By Heather Howard / Japan News Staff WriterLes Parisiennes
By Anne Sebba
Weidenfeld & Nicolson, 451pp
Anne Sebba’s account of Parisian women under occupation in World War II begins about a year before the fall of Paris, with an extravagant circus-themed ball given in July 1939 by the American-born interior designer Elsie de Wolfe. By the final page, Sebba has taken us into the lives of an Indian princess who became a spy, a cross-dressing athlete shunned by French society, a Rothschild baroness and an Irish dancer.
Were this a novel, these four alone could surely fill its pages, yet they represent only a sliver of the women who come to life in Sebba’s history. She needs six pages just for a list of the main women who appear, and more than 11 for her bibliography. The reader’s reward for this prodigious feat of research is a dense but enthralling page-turner, filled with vibrant detail.
Wherever possible, Sebba presents the women’s stories in their words, including interviews with those still alive to give them. There are tales of great courage, of collaboration and of cold indifference after the war, as female deportees return from the camps to a city with little empathy or understanding for their suffering. One returnee is so weak she is allowed to jump the line for rationed food. She recalled a man complaining: “‘They know how to queue in concentration camps, don’t they?’ I hit him.”

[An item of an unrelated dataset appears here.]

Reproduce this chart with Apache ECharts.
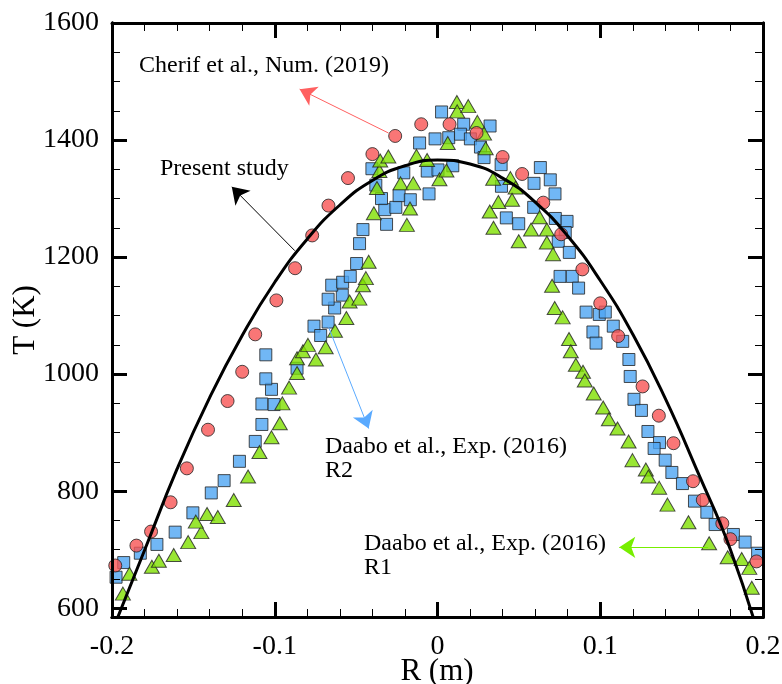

Women found many ways to fight, and many ways to protect themselves. Courier Maureen O’Sullivan has a transmitter strapped to the back of her bicycle one day when a Gestapo officer in an adjacent car asks what’s in her suitcase. Smiling bright, she tells him the truth: “I’m going to contact London and tell them all about you.” He smiles back, says, “You’re far too pretty to risk your neck with such stupidities” and drives off.
And, of course, no book about Parisian women could exclude fashion and style. The Parisian woman’s devotion to being chic, war not withstanding, will doubtless inspire a variety of emotions, including mirth. As occupation looms, Sebba tells us, “It was not unusual to see [gas masks] in leather or satin-covered boxes or in bags made of various fabrics as women tried matching them to their outfits.” If you had 180 francs to spare, designer Jeanne Lanvin offered fetching cylindrical models, “one in green felt and the other in red, dotted with small stars.”
At the other end of the scale is profound respect. One of the book’s illustrations is a sketch of Jewish resister Odette Fabius, done by a fellow prisoner at the Ravensbruck concentration camp. The image is horrifying: Fabius is a skeleton, covered with sores. Yet surely her elegant pose is no coincidence. She sits in profile with her right leg draped over the left, her chin up and eyes staring straight ahead. Take whatever else you will, she seems to say, you will not take the core of who I am.